Every former protester I know passionately defends the actions of the 1960s and early '70s as "exercising our First-Amendment right to criticize government policies." None seems to have read the First Amendment to the end where it speaks about "peaceably to assemble, and to petition the government." More importantly, even in their advanced years, many seem incapable of confronting the reality of having served the interest of America's enemies.
In their defense, in all likelihood, few would have realized at the time their behavior amounted to treason. Most were not in the Jane Fonda mold, but simply had the wool pulled over their eyes by the communists who ran the show. Sadly, after decades have passed, the wool seems to be glued to their temples, apparently forever.

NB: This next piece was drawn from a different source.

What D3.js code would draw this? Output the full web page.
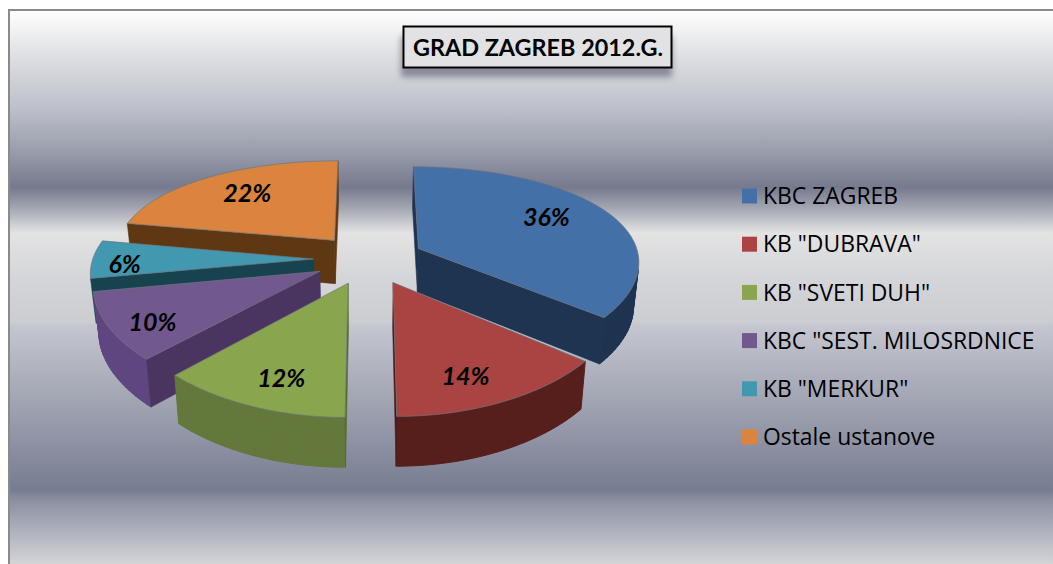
<!DOCTYPE html>
<html>
<head>
<meta charset="utf-8">
<script src="https://cdn.jsdelivr.net/npm/d3@7"></script>
<style>
  html, body { margin: 0; padding: 0; background: #fff; overflow: hidden; }
  svg { display: block; }
  text { font-family: Lato, "Open Sans", sans-serif; fill: #000; }
</style>
</head>
<body>
<svg id="chart" width="1053" height="564"></svg>
<script>
const chartTitle = "GRAD ZAGREB 2012.G."
const categories = ["KBC ZAGREB", 'KB "DUBRAVA"', 'KB "SVETI DUH"', 'KBC "SEST. MILOSRDNICE', 'KB "MERKUR"', "Ostale ustanove"]
const shares = [36, 14, 12, 10, 6, 22]
const topColors = ["#4470a8", "#a94442", "#89a54e", "#71588f", "#4198af", "#db843d"]
const rimColors = ["#1e3350", "#571f1c", "#63783a", "#5f4680", "#2a6a7c", "#8a5420"]
const cutColors = ["#1f3451", "#4a1a18", "#566a31", "#4a3560", "#17434f", "#5e3812"]

// background bands of the plot, top to bottom
const bandY = [10, 60, 110, 150, 187, 192, 210, 233, 280, 322, 325, 400, 450, 490, 500, 530, 564]
const bandColor = ["#ffffff", "#dcdde0", "#bcbfc9", "#9a9eac", "#757a8d", "#7f8395", "#a8abb5", "#e3e3e3", "#d4d5d8", "#cccdd0", "#c4c7d0", "#a2a5b2", "#8a8ea0", "#777c90", "#8b8fa0", "#aeb0bb", "#d3d4d6"]

const width = 1053
const height = 564
const svg = d3.select("#chart")
const defs = svg.append("defs")

const bg = defs.append("linearGradient").attr("id", "bg")
  .attr("gradientUnits", "userSpaceOnUse")
  .attr("x1", 0).attr("x2", 0).attr("y1", 10).attr("y2", 564)
const bandOffset = d3.scaleLinear().domain([10, 564]).range([0, 1])
bg.selectAll("stop").data(bandY).join("stop")
  .attr("offset", (d) => bandOffset(d))
  .attr("stop-color", (d, i) => bandColor[i])

defs.append("filter").attr("id", "soft")
  .attr("x", "-10%").attr("y", "-30%").attr("width", "120%").attr("height", "160%")
  .append("feGaussianBlur").attr("stdDeviation", 3)

// plot frame, open on the right and at the bottom
svg.append("rect").attr("x", 9).attr("y", 10).attr("width", width).attr("height", height)
  .attr("fill", "url(#bg)").attr("stroke", "#8a8a8a").attr("stroke-width", 2)

// title box
svg.append("rect").attr("x", 401).attr("y", 36).attr("width", 271).attr("height", 41)
  .attr("fill", "#55586a").attr("opacity", 0.6).attr("filter", "url(#soft)")
svg.append("rect").attr("x", 403.5).attr("y", 26.5).attr("width", 268).attr("height", 41)
  .attr("fill", "#e2e2e4").attr("stroke", "#000").attr("stroke-width", 2)
svg.append("text").attr("x", 538).attr("y", 55.5).attr("text-anchor", "middle")
  .attr("font-size", 23.4).attr("font-weight", 700).text(chartTitle)

// the tilted pie: ground plane to screen with a simple perspective
const cx = 369
const cy = 259
const radiusX = 221
const radiusY = 100
const tilt = 0.18
const explode = 0.25
const depth = 44

function project(gx, gy, z) {
  const w = 1 - tilt * gy
  const shrink = 1 - 0.02 * z
  return [cx + radiusX * gx / Math.pow(w, 0.65) * shrink, cy + radiusY * gy / w + z * depth / Math.sqrt(w)]
}

const pie = d3.pie().sort(null).value((d) => d)
const arcs = pie(shares)

function wedgePoint(arc, r, angle, z) {
  const mid = (arc.startAngle + arc.endAngle) / 2
  const gx = explode * Math.sin(mid) + r * Math.sin(angle)
  const gy = -explode * Math.cos(mid) - r * Math.cos(angle)
  return project(gx, gy, z)
}

// d3.polygonArea is positive for clockwise rings on a y-down screen
function signedArea(pts) {
  return -d3.polygonArea(pts)
}

const closed = d3.line().curve(d3.curveLinearClosed)

function cutFace(arc, angle) {
  return [wedgePoint(arc, 0, angle, 0), wedgePoint(arc, 1, angle, 0), wedgePoint(arc, 1, angle, 1), wedgePoint(arc, 0, angle, 1)]
}

function rimFaces(arc) {
  const step = Math.PI / 120
  const angles = d3.range(arc.startAngle, arc.endAngle, step).concat(arc.endAngle)
  return d3.pairs(angles)
    .map(([a, b]) => [wedgePoint(arc, 1, a, 0), wedgePoint(arc, 1, b, 0), wedgePoint(arc, 1, b, 1), wedgePoint(arc, 1, a, 1)])
    .filter((pts) => signedArea(pts) < 0)
}

function topFace(arc) {
  const angles = d3.range(arc.startAngle, arc.endAngle, Math.PI / 120).concat(arc.endAngle)
  return [wedgePoint(arc, 0, arc.startAngle, 0)].concat(angles.map((a) => wedgePoint(arc, 1, a, 0)))
}

// back slices first
const paintOrder = [5, 0, 4, 3, 1, 2]
const pieGroup = svg.append("g")

paintOrder.forEach((i) => {
  const arc = arcs[i]
  const slice = pieGroup.append("g")

  slice.selectAll("path.rim").data(rimFaces(arc)).join("path")
    .attr("class", "rim")
    .attr("d", closed)
    .attr("fill", rimColors[i])
    .attr("stroke", rimColors[i])
    .attr("stroke-width", 1)

  const startCut = cutFace(arc, arc.startAngle)
  const endCut = cutFace(arc, arc.endAngle)
  const cuts = []
  if (signedArea(startCut) < 0) cuts.push(startCut)
  if (signedArea(endCut) > 0) cuts.push(endCut)
  slice.selectAll("path.cut").data(cuts).join("path")
    .attr("class", "cut")
    .attr("d", closed)
    .attr("fill", cutColors[i])
    .attr("stroke", cutColors[i])
    .attr("stroke-width", 0.6)

  slice.append("path")
    .attr("d", closed(topFace(arc)))
    .attr("fill", topColors[i])
    .attr("stroke", "#6f7580")
    .attr("stroke-width", 0.7)
})

// data labels: reach along the slice, then a hand nudge per slice
const labelReach = [0.65, 0.75, 0.75, 0.86, 0.86, 0.62]
const labelNudge = [[5, -6], [-9, 9], [4, 8], [13, 4], [1, 5], [-8, -6]]
svg.append("g").selectAll("text").data(arcs).join("text")
  .attr("transform", (d, i) => {
    const mid = (d.startAngle + d.endAngle) / 2
    const p = wedgePoint(d, labelReach[i], mid, 0)
    return `translate(${p[0] + labelNudge[i][0]},${p[1] + labelNudge[i][1]})`
  })
  .attr("text-anchor", "middle")
  .attr("dy", "0.35em")
  .attr("font-size", 25)
  .attr("font-weight", 700)
  .attr("font-style", "italic")
  .text((d) => d.value + "%")

// legend
const legendY = d3.scalePoint().domain(categories).range([196, 437])
const legend = svg.append("g").selectAll("g").data(categories).join("g")
  .attr("transform", (d) => `translate(742,${legendY(d)})`)
legend.append("rect")
  .attr("x", 0).attr("y", -7.5).attr("width", 15).attr("height", 15)
  .attr("fill", (d, i) => topColors[i])
legend.append("text")
  .attr("x", 21).attr("dy", "0.36em")
  .attr("font-size", 22.9)
  .style("font-family", '"Open Sans", sans-serif')
  .attr("fill", "#0a0a0a")
  .text((d) => d)
</script>
</body>
</html>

And, in 1992, two of them made it into the White House. One of the more remarkable aspects of the Clinton era was the phenomenon of an American president who, for the first time in history, did not convey the impression America really meant something to him. In all his eight years as president, Mr. Clinton displayed no emotion for America one way or the other. The same has been true about Mrs. Clinton.
But, on Nov. 7, addressing students at Georgetown University, Mr. Clinton crossed the line. The choice of date — the anniversary of the Bolshevik Revolution of 1917 — may have been chance. The choice of words was not. The former president's every word misrepresented history in order to imply, infer, insinuate that America deserved what it got on September 11. To do so is a service to an enemy sworn to do maximum harm to this nation and its people.
Presumably, Mr. Clinton will not be tried for treason in a court of law. But when the writing of history returns into the hands of honest scholars, they will hardly miss the opportunity he presented to America's enemies, foreign and domestic.